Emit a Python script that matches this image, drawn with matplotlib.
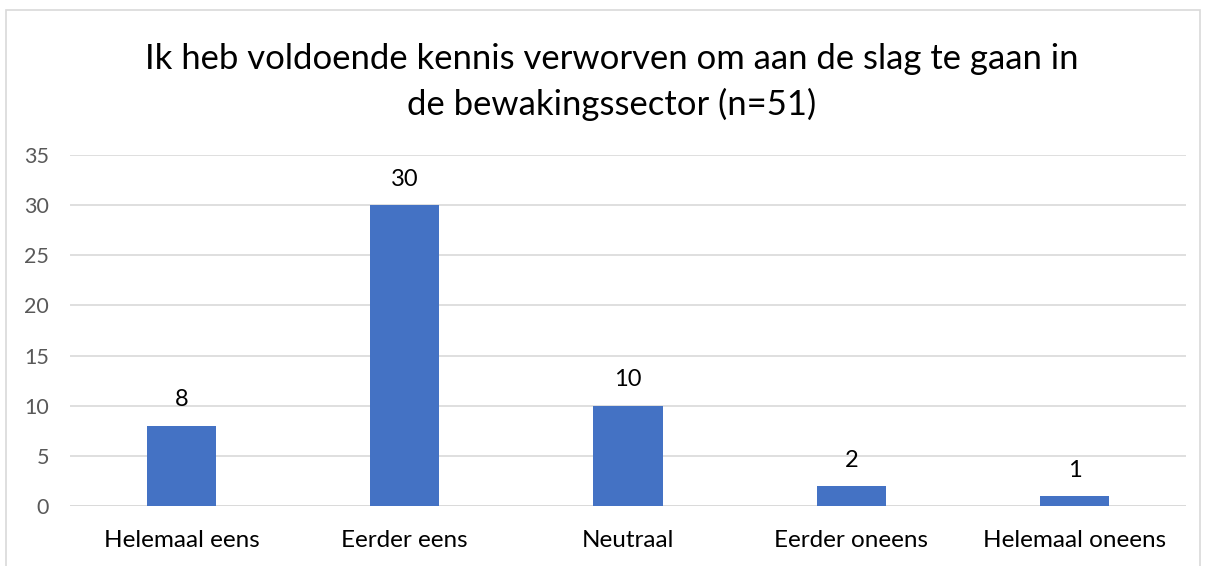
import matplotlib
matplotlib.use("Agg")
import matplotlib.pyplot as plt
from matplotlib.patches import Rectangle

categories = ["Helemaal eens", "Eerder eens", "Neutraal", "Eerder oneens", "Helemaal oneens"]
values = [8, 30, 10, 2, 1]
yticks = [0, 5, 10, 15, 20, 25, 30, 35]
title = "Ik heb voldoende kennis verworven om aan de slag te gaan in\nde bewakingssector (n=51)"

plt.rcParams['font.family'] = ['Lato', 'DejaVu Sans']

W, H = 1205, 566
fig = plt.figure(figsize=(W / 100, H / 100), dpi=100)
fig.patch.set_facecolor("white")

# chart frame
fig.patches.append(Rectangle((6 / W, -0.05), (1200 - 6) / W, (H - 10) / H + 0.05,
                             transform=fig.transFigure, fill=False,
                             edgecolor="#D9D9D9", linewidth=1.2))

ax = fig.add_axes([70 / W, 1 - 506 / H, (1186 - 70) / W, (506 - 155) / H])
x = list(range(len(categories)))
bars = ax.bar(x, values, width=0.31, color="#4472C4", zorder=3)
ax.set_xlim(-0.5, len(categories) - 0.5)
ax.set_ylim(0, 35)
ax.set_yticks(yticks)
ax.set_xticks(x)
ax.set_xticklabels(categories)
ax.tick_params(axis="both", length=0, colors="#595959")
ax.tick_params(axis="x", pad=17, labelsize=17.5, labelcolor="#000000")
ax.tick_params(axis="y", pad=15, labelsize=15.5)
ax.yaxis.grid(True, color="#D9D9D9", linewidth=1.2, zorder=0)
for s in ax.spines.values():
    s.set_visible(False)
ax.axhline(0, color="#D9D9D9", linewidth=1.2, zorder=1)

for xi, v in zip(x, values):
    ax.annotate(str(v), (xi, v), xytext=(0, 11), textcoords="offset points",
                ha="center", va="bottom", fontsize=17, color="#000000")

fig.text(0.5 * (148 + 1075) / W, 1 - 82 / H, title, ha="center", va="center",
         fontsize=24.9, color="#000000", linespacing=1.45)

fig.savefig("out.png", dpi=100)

→ **What you are asked to do**
Give the data above again in full and unchanged, skipping the pictures.

→ **The result**
Emit a Python script that matches this image, drawn with matplotlib.
import matplotlib
matplotlib.use("Agg")
import matplotlib.pyplot as plt
from matplotlib.patches import Rectangle

categories = ["Helemaal eens", "Eerder eens", "Neutraal", "Eerder oneens", "Helemaal oneens"]
values = [8, 30, 10, 2, 1]
yticks = [0, 5, 10, 15, 20, 25, 30, 35]
title = "Ik heb voldoende kennis verworven om aan de slag te gaan in\nde bewakingssector (n=51)"

plt.rcParams['font.family'] = ['Lato', 'DejaVu Sans']

W, H = 1205, 566
fig = plt.figure(figsize=(W / 100, H / 100), dpi=100)
fig.patch.set_facecolor("white")

# chart frame
fig.patches.append(Rectangle((6 / W, -0.05), (1200 - 6) / W, (H - 10) / H + 0.05,
                             transform=fig.transFigure, fill=False,
                             edgecolor="#D9D9D9", linewidth=1.2))

ax = fig.add_axes([70 / W, 1 - 506 / H, (1186 - 70) / W, (506 - 155) / H])
x = list(range(len(categories)))
bars = ax.bar(x, values, width=0.31, color="#4472C4", zorder=3)
ax.set_xlim(-0.5, len(categories) - 0.5)
ax.set_ylim(0, 35)
ax.set_yticks(yticks)
ax.set_xticks(x)
ax.set_xticklabels(categories)
ax.tick_params(axis="both", length=0, colors="#595959")
ax.tick_params(axis="x", pad=17, labelsize=17.5, labelcolor="#000000")
ax.tick_params(axis="y", pad=15, labelsize=15.5)
ax.yaxis.grid(True, color="#D9D9D9", linewidth=1.2, zorder=0)
for s in ax.spines.values():
    s.set_visible(False)
ax.axhline(0, color="#D9D9D9", linewidth=1.2, zorder=1)

for xi, v in zip(x, values):
    ax.annotate(str(v), (xi, v), xytext=(0, 11), textcoords="offset points",
                ha="center", va="bottom", fontsize=17, color="#000000")

fig.text(0.5 * (148 + 1075) / W, 1 - 82 / H, title, ha="center", va="center",
         fontsize=24.9, color="#000000", linespacing=1.45)

fig.savefig("out.png", dpi=100)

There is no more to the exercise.